How Does Arms Smuggling Work?

According to Munir al-Rabih, editor-in-chief of the online newspaper Al-Modon, open smuggling along the Lebanon-Syria border has been condoned since before Hafez al-Assad, right through the Syrian war and up to the present day.

He says that the outbreak of the Syrian revolution, however, and Hezbollah’s taking control, caused “complete dissolution of the border” as well as the disappearance of all existing security controls between Lebanon and Syria, and the opening of new roads and crossing points.

“Some of these roads and crossings then became official ones, and Hezbollah’s geographical, political and military duplicity of control led to the border being opened up completely, allowing various forms of smuggling to flourish.”

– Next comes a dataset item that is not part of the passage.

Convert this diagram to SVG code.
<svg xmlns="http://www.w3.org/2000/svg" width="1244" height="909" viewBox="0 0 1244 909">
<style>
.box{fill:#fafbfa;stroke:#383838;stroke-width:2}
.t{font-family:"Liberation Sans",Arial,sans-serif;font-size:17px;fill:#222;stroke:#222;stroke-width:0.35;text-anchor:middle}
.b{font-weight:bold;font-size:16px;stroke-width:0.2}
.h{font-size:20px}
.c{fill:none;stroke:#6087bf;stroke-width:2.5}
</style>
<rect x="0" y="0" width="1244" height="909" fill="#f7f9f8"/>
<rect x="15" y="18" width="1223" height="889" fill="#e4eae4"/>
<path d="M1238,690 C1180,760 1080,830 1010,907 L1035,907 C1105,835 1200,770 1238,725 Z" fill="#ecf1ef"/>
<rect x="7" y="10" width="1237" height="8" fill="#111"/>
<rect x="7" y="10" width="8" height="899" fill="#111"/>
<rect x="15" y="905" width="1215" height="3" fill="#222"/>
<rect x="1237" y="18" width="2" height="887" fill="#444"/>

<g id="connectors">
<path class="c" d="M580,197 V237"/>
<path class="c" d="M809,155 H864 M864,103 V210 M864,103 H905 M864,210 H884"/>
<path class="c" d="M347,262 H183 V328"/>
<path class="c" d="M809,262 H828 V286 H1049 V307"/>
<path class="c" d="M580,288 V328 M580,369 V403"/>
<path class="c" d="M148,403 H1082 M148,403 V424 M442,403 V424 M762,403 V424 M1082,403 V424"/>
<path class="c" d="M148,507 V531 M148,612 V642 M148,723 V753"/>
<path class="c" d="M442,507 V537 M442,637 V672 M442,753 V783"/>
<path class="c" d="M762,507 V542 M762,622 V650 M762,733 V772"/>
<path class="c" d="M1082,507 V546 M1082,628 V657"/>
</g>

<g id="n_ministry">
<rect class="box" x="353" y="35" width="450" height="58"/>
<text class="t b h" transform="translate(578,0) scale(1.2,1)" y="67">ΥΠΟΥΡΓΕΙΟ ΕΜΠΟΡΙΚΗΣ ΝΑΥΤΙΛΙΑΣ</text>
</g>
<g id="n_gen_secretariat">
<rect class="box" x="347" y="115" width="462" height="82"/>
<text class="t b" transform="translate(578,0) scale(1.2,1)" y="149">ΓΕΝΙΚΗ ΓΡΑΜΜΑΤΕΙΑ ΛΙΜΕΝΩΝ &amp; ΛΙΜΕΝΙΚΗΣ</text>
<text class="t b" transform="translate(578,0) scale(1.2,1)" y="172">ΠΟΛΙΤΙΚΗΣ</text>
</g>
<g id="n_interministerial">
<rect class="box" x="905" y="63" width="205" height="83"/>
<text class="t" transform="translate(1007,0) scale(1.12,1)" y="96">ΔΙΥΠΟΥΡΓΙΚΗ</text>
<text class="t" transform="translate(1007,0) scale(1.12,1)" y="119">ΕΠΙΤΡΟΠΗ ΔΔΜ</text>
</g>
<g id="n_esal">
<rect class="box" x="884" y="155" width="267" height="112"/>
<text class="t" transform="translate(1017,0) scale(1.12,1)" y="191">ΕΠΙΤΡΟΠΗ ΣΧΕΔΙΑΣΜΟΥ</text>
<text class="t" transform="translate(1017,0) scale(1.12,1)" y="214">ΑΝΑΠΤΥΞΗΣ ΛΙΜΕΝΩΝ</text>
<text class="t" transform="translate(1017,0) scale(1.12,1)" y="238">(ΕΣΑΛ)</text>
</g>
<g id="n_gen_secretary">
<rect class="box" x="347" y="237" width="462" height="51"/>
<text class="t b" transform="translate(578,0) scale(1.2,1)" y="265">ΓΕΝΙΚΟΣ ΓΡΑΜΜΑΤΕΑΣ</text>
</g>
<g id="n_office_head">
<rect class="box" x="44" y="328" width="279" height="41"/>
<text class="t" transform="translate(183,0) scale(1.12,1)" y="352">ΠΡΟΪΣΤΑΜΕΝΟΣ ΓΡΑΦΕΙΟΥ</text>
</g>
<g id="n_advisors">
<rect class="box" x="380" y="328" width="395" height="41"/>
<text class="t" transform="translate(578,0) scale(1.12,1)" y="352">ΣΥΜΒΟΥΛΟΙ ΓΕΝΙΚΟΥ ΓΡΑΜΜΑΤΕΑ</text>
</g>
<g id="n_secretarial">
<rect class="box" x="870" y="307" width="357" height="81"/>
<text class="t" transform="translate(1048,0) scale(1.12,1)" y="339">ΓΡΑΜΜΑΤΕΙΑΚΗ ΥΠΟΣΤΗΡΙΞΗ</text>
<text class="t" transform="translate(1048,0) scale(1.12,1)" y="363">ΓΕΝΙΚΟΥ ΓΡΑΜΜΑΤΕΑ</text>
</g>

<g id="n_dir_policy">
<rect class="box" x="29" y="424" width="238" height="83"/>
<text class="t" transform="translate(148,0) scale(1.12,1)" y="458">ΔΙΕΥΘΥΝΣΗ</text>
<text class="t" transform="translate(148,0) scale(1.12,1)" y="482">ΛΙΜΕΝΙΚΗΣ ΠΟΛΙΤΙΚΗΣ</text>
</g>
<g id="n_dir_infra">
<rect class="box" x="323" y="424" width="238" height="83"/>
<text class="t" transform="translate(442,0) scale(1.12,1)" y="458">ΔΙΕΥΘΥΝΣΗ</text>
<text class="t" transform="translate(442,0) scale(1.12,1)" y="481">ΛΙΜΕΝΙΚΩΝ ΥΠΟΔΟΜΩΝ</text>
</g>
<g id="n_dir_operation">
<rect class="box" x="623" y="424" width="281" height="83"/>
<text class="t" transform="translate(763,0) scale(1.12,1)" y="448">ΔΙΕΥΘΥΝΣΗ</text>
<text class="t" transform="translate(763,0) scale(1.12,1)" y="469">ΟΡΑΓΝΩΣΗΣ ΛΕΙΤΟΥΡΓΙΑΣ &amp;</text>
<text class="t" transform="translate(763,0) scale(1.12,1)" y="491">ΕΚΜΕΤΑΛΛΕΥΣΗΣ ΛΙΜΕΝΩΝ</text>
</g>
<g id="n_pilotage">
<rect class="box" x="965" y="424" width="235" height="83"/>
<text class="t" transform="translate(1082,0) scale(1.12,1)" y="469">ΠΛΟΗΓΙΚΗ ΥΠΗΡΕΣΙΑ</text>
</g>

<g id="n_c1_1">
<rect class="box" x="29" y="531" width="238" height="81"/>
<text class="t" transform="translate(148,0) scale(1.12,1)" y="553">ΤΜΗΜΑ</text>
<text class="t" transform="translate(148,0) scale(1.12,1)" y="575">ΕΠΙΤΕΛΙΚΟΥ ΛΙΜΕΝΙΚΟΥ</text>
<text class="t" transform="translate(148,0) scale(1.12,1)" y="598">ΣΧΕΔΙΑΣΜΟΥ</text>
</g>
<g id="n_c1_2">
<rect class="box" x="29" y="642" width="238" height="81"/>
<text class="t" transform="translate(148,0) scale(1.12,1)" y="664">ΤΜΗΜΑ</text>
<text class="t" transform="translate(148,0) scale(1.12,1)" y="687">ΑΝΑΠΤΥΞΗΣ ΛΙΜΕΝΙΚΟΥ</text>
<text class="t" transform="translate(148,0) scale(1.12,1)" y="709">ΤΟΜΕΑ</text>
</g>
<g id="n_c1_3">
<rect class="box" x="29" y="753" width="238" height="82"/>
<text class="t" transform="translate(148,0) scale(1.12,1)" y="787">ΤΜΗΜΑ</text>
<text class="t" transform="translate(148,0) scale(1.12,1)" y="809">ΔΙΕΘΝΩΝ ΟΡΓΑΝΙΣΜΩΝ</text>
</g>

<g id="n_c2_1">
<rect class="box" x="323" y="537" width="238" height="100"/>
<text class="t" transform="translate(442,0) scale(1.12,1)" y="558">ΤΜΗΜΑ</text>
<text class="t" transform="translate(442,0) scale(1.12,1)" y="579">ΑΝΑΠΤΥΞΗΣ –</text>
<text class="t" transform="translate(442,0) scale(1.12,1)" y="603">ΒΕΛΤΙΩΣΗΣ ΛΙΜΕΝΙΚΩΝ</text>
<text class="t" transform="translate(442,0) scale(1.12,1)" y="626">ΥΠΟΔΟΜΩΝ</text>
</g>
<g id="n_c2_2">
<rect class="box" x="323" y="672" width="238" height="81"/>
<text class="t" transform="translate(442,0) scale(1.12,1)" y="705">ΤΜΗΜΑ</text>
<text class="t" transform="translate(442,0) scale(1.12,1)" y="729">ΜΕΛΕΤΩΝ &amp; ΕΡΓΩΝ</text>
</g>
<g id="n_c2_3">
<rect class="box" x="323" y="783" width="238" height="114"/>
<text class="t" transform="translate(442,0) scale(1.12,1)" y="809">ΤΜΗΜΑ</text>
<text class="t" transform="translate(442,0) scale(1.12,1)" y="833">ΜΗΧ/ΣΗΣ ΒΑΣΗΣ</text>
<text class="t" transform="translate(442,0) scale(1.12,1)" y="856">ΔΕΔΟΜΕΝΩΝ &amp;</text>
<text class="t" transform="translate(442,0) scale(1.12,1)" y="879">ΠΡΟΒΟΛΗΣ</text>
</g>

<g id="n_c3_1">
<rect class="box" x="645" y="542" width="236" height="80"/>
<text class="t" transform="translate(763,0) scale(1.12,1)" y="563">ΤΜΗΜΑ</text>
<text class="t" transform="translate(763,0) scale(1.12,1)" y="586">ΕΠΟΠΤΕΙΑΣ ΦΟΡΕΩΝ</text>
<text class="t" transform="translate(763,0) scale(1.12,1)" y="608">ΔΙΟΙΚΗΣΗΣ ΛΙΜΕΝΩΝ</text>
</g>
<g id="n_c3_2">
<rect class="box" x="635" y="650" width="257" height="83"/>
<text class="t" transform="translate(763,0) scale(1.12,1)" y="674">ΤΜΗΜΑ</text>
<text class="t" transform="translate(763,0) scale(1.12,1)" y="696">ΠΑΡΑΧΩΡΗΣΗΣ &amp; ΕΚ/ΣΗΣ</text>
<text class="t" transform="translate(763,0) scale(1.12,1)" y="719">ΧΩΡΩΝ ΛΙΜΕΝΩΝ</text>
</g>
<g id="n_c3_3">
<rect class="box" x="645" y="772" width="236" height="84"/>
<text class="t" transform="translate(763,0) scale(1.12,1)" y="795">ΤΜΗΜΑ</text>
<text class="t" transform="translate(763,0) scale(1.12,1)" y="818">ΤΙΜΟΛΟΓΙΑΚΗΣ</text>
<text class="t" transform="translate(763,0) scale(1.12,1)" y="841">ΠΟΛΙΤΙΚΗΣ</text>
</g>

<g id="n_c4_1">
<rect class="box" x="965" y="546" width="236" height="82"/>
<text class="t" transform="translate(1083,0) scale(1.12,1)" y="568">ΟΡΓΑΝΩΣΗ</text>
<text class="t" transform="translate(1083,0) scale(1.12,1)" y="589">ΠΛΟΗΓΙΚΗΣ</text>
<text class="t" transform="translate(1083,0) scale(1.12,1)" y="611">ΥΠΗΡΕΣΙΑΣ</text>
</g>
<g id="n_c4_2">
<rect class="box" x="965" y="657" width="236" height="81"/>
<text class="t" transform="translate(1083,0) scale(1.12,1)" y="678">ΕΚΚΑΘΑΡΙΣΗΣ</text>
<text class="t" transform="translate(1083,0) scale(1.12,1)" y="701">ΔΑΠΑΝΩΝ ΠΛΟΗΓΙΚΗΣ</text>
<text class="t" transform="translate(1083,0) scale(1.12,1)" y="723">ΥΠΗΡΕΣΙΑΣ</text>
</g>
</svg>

“Later on, the whole Lebanon-Syria border area was turned into a global factory for making, smuggling, and trafficking ofdrugs,” he said.

The former head of Lebanon’s military court, Munir Shehadeh, handled many cases involving smuggling and the smuggling networks between Lebanon and Syria: “The section of the border from the Shebaa Farms to Masnaa are under Israeli control, so smuggling there has come to an end. But from Masnaa towards the north, it still goes on, because of the unstable situation in Syria. Also, the disbanding of the old security forces and the formation of new ones in Syria has exacerbated the smuggling activities of gangs claiming allegiance to various factions, like Hay’at Tahrir al-Sham.”

Influential Figures on the Border

The Assad regime made political and security gains from the decades of lawlessness on the border with Lebanon.

Al-Modon editor Munir al-Rabih says: “The main purpose was to smuggle weapons to Hezbollah, and these areas were a key strategic supply line for the party. And for this, anything was permitted. Hezbollah benefited financially and economically, and so did others working for it, by smuggling weapons.”

Brigadier General Shehadeh argues, however, that Hezbollah does not depend on illegal crossings for its smuggled weapons, but the militia uses other routes. “Israel has more than once bombed illegal crossings in the mountains between Lebanon and Syria, but it has not closed down Hezbollah’s weapons smuggling routes.”

The Al-Qusayr region, which was under Hezbollah control before the fall of Assad, is now under that of the new Syrian administration.

Shehada adds: “Hezbollah resistance group doesn’t need individual weapons like Kalashnikovs and rifles. Arms smuggling for Hezbollah needs to involve something of value, like ballistic missiles, drones, and equipment to make weapons … not just sending people across remote valleys for rifles that are of no value at all.”

We contacted the new Syrian administration for comment on our investigation and on its role in controlling the Syria-Lebanon border, but up to the date this report is published we have received no response.